Dr. Roberts has been active in organizing and speaking at scholarly panels and seminars on such topics as “Political Economy in Early America”; “Liberty and Currency in Early American History”; “Liberty and the Federal Debt.”; “The Virginia and Kentucky Resolutions of 1798”; “Progress, Nationalism, and the Use of History”; “Liberty and the Power of Veto;” “Education in the Early Republic”; “Political Economy in the Early Republic”; “Liberty and the American Founding”; “Liberty and the Writings of Francis Graham Wilson,” and “Liberty and the American Founding.”

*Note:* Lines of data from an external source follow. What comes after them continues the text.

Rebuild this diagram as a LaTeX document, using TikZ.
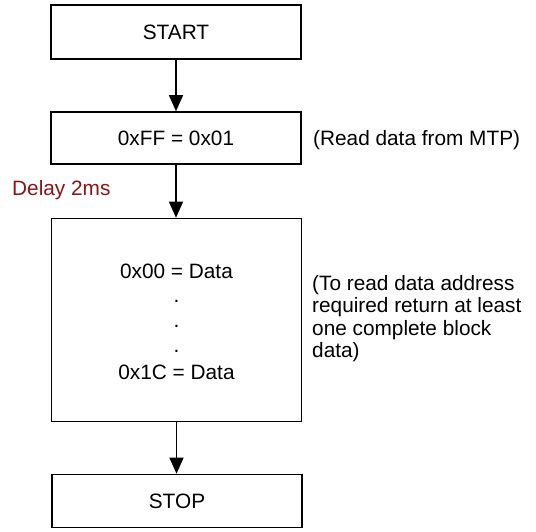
\documentclass[tikz,border=0pt]{standalone}
\usepackage{fontspec}
\setmainfont{Liberation Sans}
\usetikzlibrary{arrows.meta}
\definecolor{delayred}{RGB}{140,20,20}
\begin{document}
\begin{tikzpicture}[x=1pt,y=-1pt,
  box/.style={draw=black,line width=1.6pt,minimum width=250pt,inner sep=0pt,font=\fontsize{20.8}{22.5}\selectfont},
  txt/.style={inner sep=0pt,font=\fontsize{20.8}{22.5}\selectfont},
  arr/.style={line width=1.4pt,-{Triangle[width=14pt,length=16pt]}}]
\useasboundingbox (0,0) rectangle (536,532);
\node[box,minimum height=54pt] (start) at (176,32) {START};
\node[box,minimum height=52pt] (rd) at (176,138) {0xFF = 0x01};
\node[box,minimum height=203pt] (data) at (176.5,320) {};
\node[box,minimum height=53pt] (stop) at (177,501) {STOP};
\node[txt,anchor=base] (d0) at (176.5,278) {0x00 = Data};
\node[txt,anchor=base] (p1) at (176.5,302) {.};
\node[txt,anchor=base] (p2) at (176.5,327) {.};
\node[txt,anchor=base] (p3) at (176.5,352) {.};
\node[txt,anchor=base] (d1) at (176.5,379) {0x1C = Data};
\node[txt,anchor=west] (mtp) at (313,140) {(Read data from MTP)};
\node[txt,anchor=west,text=delayred] (delay) at (12,190) {Delay 2ms};
\node[txt,anchor=north west,align=left] (note) at (312,275) {(To read data address\\required return at least\\one complete block\\data)};
\draw[arr] (start.south) -- (rd.north);
\draw[arr] (rd.south) -- (rd.south |- data.north);
\draw[arr] (data.south) -- (data.south |- stop.north);
\end{tikzpicture}
\end{document}
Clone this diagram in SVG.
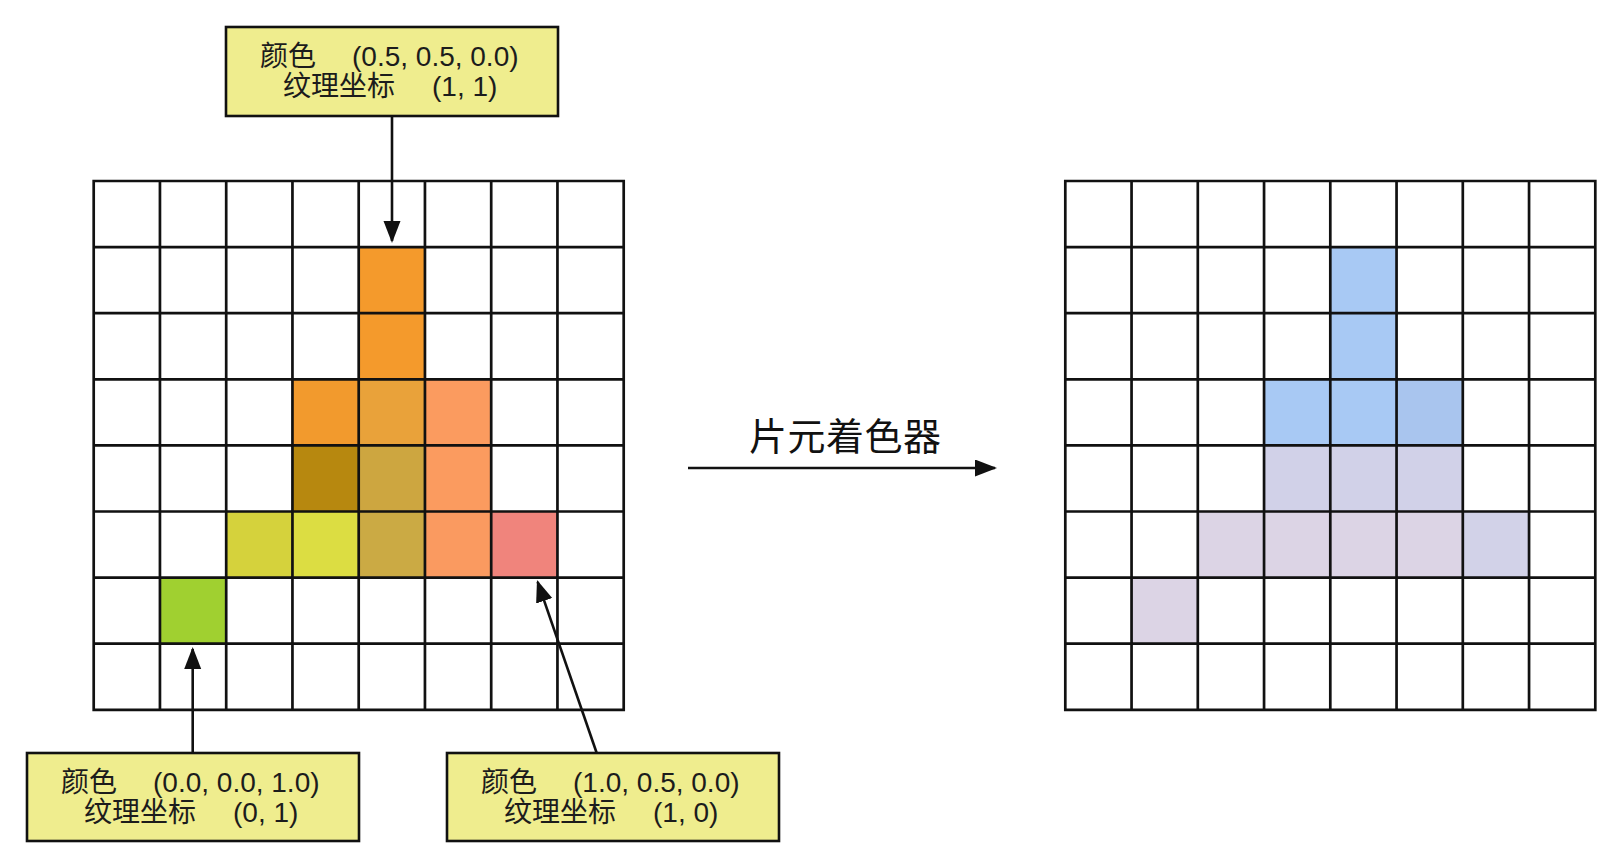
<svg xmlns="http://www.w3.org/2000/svg" xmlns:xlink="http://www.w3.org/1999/xlink" width="1622" height="868" viewBox="0 0 1622 868">
<style>
.box{fill:#EFED8E;stroke:#111;stroke-width:2.6}
.lbl{font-family:"Liberation Sans","Noto Sans CJK SC",sans-serif;font-size:28px;fill:#1c1c1c}
.cjk{font-family:"Noto Sans CJK SC",sans-serif}
.conn{stroke:#111;stroke-width:2.6;fill:none;marker-end:url(#ah)}
.gl{stroke:#111;stroke-width:2.7;fill:none}
.title{font-family:"Noto Sans CJK SC",sans-serif;font-size:38px;letter-spacing:0.5px;fill:#111}
</style>
<defs>
<marker id="ah" markerUnits="userSpaceOnUse" markerWidth="24" markerHeight="18" refX="20" refY="8.5" orient="auto">
<path d="M0,0 L22,8.5 L0,17 z" fill="#111"/>
</marker>
<g id="grid">
<path class="gl" d="M0,0 H530 V528.8 H0 Z M66.25,0 V528.8 M132.5,0 V528.8 M198.75,0 V528.8 M265,0 V528.8 M331.25,0 V528.8 M397.5,0 V528.8 M463.75,0 V528.8 M0,66.1 H530 M0,132.2 H530 M0,198.3 H530 M0,264.4 H530 M0,330.5 H530 M0,396.6 H530 M0,462.7 H530"/>
</g>
</defs>
<rect width="1622" height="868" fill="#fff"/>

<g id="input-grid">
<g id="input-fragments">
<rect x="358.7" y="247.1" width="66.25" height="66.1" fill="#F49A2C"/>
<rect x="358.7" y="313.2" width="66.25" height="66.1" fill="#F49A2C"/>
<rect x="292.45" y="379.3" width="66.25" height="66.1" fill="#F29A2D"/>
<rect x="358.7" y="379.3" width="66.25" height="66.1" fill="#E9A23A"/>
<rect x="424.95" y="379.3" width="66.25" height="66.1" fill="#FB9B5F"/>
<rect x="292.45" y="445.4" width="66.25" height="66.1" fill="#B7880F"/>
<rect x="358.7" y="445.4" width="66.25" height="66.1" fill="#CDA640"/>
<rect x="424.95" y="445.4" width="66.25" height="66.1" fill="#FB9B5F"/>
<rect x="226.2" y="511.5" width="66.25" height="66.1" fill="#D5D23C"/>
<rect x="292.45" y="511.5" width="66.25" height="66.1" fill="#DCDD42"/>
<rect x="358.7" y="511.5" width="66.25" height="66.1" fill="#CBAA44"/>
<rect x="424.95" y="511.5" width="66.25" height="66.1" fill="#FA9A60"/>
<rect x="491.2" y="511.5" width="66.25" height="66.1" fill="#F0847C"/>
<rect x="159.95" y="577.6" width="66.25" height="66.1" fill="#A0D030"/>
</g>
<use xlink:href="#grid" href="#grid" x="93.7" y="181"/>
</g>

<g id="output-grid">
<g id="output-fragments">
<rect x="1330.3" y="247.1" width="66.25" height="66.1" fill="#A8C9F4"/>
<rect x="1330.3" y="313.2" width="66.25" height="66.1" fill="#A8C9F4"/>
<rect x="1264.05" y="379.3" width="66.25" height="66.1" fill="#A8C9F4"/>
<rect x="1330.3" y="379.3" width="66.25" height="66.1" fill="#A8C9F4"/>
<rect x="1396.55" y="379.3" width="66.25" height="66.1" fill="#A9C5EE"/>
<rect x="1264.05" y="445.4" width="66.25" height="66.1" fill="#D1D1E8"/>
<rect x="1330.3" y="445.4" width="66.25" height="66.1" fill="#D1D1E8"/>
<rect x="1396.55" y="445.4" width="66.25" height="66.1" fill="#D1D1E8"/>
<rect x="1197.8" y="511.5" width="66.25" height="66.1" fill="#DCD4E5"/>
<rect x="1264.05" y="511.5" width="66.25" height="66.1" fill="#DCD4E5"/>
<rect x="1330.3" y="511.5" width="66.25" height="66.1" fill="#DCD4E5"/>
<rect x="1396.55" y="511.5" width="66.25" height="66.1" fill="#DCD4E5"/>
<rect x="1462.8" y="511.5" width="66.25" height="66.1" fill="#D2D2E8"/>
<rect x="1131.55" y="577.6" width="66.25" height="66.1" fill="#DCD4E5"/>
</g>
<use xlink:href="#grid" href="#grid" x="1065.3" y="181"/>
</g>

<g id="connectors">
<line class="conn" x1="392" y1="116" x2="392" y2="241"/>
<line class="conn" x1="192.7" y1="753" x2="192.7" y2="649"/>
<line class="conn" x1="596.7" y1="753" x2="537.65" y2="581.9"/>
<line class="conn" x1="688" y1="468" x2="995" y2="468"/>
</g>

<g id="label-top">
<rect class="box" x="226" y="27" width="332" height="89"/>
<text class="lbl"><tspan class="cjk" x="260" y="66">颜色</tspan><tspan x="352" y="66">(0.5, 0.5, 0.0)</tspan><tspan class="cjk" x="283" y="96">纹理坐标</tspan><tspan x="432" y="96">(1, 1)</tspan></text>
</g>

<g id="label-bottom-left">
<rect class="box" x="27" y="753" width="332" height="88"/>
<text class="lbl"><tspan class="cjk" x="61" y="792">颜色</tspan><tspan x="153" y="792">(0.0, 0.0, 1.0)</tspan><tspan class="cjk" x="84" y="822">纹理坐标</tspan><tspan x="233" y="822">(0, 1)</tspan></text>
</g>

<g id="label-bottom-right">
<rect class="box" x="447" y="753" width="332" height="88"/>
<text class="lbl"><tspan class="cjk" x="481" y="792">颜色</tspan><tspan x="573" y="792">(1.0, 0.5, 0.0)</tspan><tspan class="cjk" x="504" y="822">纹理坐标</tspan><tspan x="653" y="822">(1, 0)</tspan></text>
</g>

<g id="shader-label">
<text class="title" x="749" y="450">片元着色器</text>
</g>
</svg>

Dr. Roberts was awarded the Claude Lambe Fellowship, Institute for Humane Studies (1993-1994), an Earhart Foundation Fellowship (1998-1999), and was a Perkins Post-doctorate Fellow (1999-2000).
Currently he is assistant professor of history at Arkansas Tech Univeristy, Russellville, Arkansas. He is also an adjunct scholar at the Ludwig von Mises Institute. He and his wife spend most of their time raising two sons and gardening.